Any person, other than the perpetrator, complicitor, coconspirator, or accessory, participating in good faith in the making of a report, in the facilitation of the investigation of such a report, or in a judicial proceeding held pursuant to this title, the taking of photographs or X rays, or the placing in temporary protective custody of a child pursuant to section 19-3-405 or otherwise performing his duties or acting pursuant to this part 3 shall be immune from any liability, civil or criminal, or termination of employment that otherwise might result by reason of such acts of participation, unless a court of competent jurisdiction determines that such person's behavior was willful, wanton, and malicious. For the purpose of any proceedings, civil or criminal, the good faith of any such person reporting child abuse, any such person taking photographs or X rays, and any such person who has legal authority to place a child in protective custody shall be presumed.
Source: L. 87: Entire title R&RE, p. 770, 1, effective October 1. L. 89: Entire section amended, p. 916, 7, effective July 1.
Editor's note: This section was contained in a title that was repealed and reenacted in 1987. Provisions of this section, as it existed in 1987, are similar to those contained in 19-10-110 as said section existed in 1986, the year prior to the repeal and reenactment of this title.
Annotator's note. The following annotations include cases decided under former provisions similar to this section.
Claims of negligence not alleging bad faith are not sustainable against this person immunized by this section if good faith is alleged by such person. Montoya by Montoya v. Bebensee, 761 P.2d 285 (Colo.

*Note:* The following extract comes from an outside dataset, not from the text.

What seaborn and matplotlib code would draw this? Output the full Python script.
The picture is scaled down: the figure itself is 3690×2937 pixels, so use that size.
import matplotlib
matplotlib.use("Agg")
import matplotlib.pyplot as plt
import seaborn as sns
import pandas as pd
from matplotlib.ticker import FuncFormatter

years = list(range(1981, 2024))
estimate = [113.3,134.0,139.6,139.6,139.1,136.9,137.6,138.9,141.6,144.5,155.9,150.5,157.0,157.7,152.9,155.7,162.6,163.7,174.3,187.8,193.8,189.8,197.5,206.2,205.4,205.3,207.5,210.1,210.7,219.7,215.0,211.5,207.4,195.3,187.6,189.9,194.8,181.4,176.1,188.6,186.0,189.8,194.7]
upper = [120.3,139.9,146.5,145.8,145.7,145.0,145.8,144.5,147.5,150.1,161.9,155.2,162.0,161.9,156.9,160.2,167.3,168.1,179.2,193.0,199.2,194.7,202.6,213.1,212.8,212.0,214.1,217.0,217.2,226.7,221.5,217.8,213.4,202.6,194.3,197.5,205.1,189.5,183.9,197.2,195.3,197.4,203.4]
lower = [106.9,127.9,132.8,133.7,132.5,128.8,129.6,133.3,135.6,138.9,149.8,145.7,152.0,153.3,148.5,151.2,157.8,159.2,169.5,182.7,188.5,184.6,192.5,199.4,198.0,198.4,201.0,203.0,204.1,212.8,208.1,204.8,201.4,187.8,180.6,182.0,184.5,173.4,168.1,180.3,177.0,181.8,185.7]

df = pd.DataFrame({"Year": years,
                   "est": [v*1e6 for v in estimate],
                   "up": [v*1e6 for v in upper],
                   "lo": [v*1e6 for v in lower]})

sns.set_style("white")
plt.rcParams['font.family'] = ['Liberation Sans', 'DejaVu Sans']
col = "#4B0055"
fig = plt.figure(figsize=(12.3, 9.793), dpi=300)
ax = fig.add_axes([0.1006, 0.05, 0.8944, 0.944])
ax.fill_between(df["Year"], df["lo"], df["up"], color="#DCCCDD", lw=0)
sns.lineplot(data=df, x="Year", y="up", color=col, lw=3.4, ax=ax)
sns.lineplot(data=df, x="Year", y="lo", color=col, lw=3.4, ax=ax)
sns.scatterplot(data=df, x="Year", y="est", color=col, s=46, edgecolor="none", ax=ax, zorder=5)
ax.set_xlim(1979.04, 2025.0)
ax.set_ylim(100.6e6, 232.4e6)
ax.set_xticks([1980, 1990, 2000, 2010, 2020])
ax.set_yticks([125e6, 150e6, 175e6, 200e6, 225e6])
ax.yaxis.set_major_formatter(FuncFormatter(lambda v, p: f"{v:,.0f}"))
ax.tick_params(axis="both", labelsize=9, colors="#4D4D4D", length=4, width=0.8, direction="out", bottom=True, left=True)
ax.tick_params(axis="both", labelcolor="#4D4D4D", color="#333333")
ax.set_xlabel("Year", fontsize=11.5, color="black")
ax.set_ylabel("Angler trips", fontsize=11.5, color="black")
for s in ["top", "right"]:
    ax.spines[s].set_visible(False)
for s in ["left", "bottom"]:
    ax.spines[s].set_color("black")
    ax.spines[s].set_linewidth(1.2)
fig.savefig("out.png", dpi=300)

App. 1988).
Though a parent is not among the individuals required to report suspected child abuse, with certain exceptions, any person reporting suspected child abuse is immune from civil liability if the report is made in good faith. Lawson v. Stow, 2014 COA 26, 327 P.3d 340.
Section does not provide immunity for actions not arising out of statutory duty to report suspected child abuse, including negligence and negligent infliction of emotional distress. Montoya by Montoya v. Bebensee, 761 P.2d 285 (Colo. App. 1988).

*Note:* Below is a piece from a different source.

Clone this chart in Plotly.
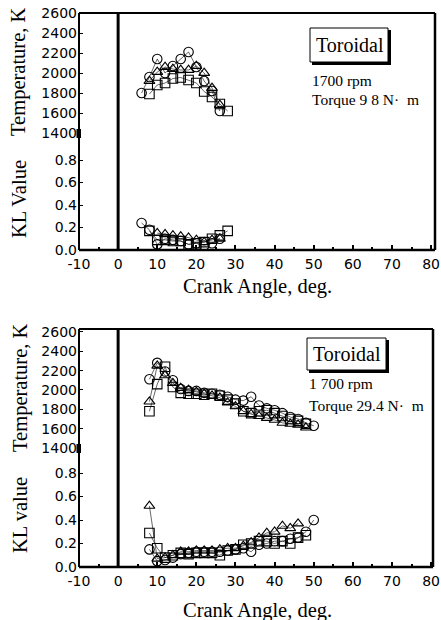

Statutory presumption of good faith insufficient to support summary judgment when the plaintiffs in their pleading and affidavits assert facts which, if true, would rebut the presumption. Martin v. County of Weld, 43 Colo. App. 49, 598 P.2d 532 (1979); Montoya by Montoya v. Bebensee, 761 P.2d 285 (Colo. App. 1988).

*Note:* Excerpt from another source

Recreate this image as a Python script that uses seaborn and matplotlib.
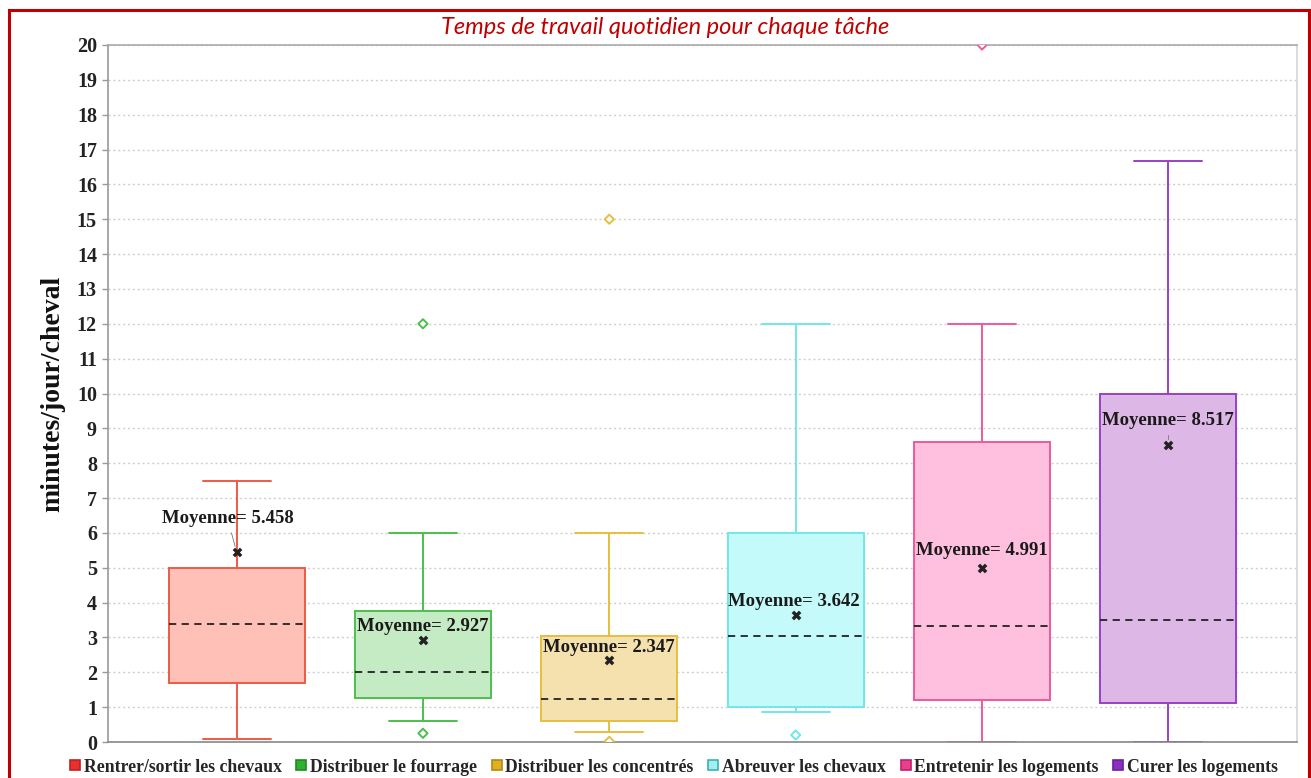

Rebutting the "good-faith"exception. To rebut a statutory presumption of good faith, both a subjective and objective component must be satisfied. The subjective component requires evidence of evil motive, and the objective component requires evidence that the person acting in good faith did not have any factual basis to believe that activities had been performed that would require him or her to make a report pursuant to 19-3-304 (1). Credit Serv. Co. v. Dauwe, 134 P.3d 444 (Colo. App. 2005).
Although this section immunizes a person "participating in good faith in the making of a report ... or otherwise performing his duties or acting pursuant to this article", the mere declaration of good faith by an affiant is not sufficient to resolve that issue in the face of a pleaded denial precluding summary judgment. Martin v. County of Weld, 43 Colo. App. 49, 598 P.2d 532 (1979).
Immunity extends to employer of employee making report if immunity is properly granted for employee's actions. Montoya by Montoya v. Bebensee, 761 P.2d 285 (Colo. App. 1988).
The grant of immunity provided by this section does not extend to new acts of exploitation admitted to by the defendant. People v. Atencio, 780 P.2d 46 (Colo. App. 1989).
Applied in People v. Beruman, 638 P.2d 789 (Colo. 1982); Griffin v. Pate, 644 P.2d 51 (Colo. App. 1981).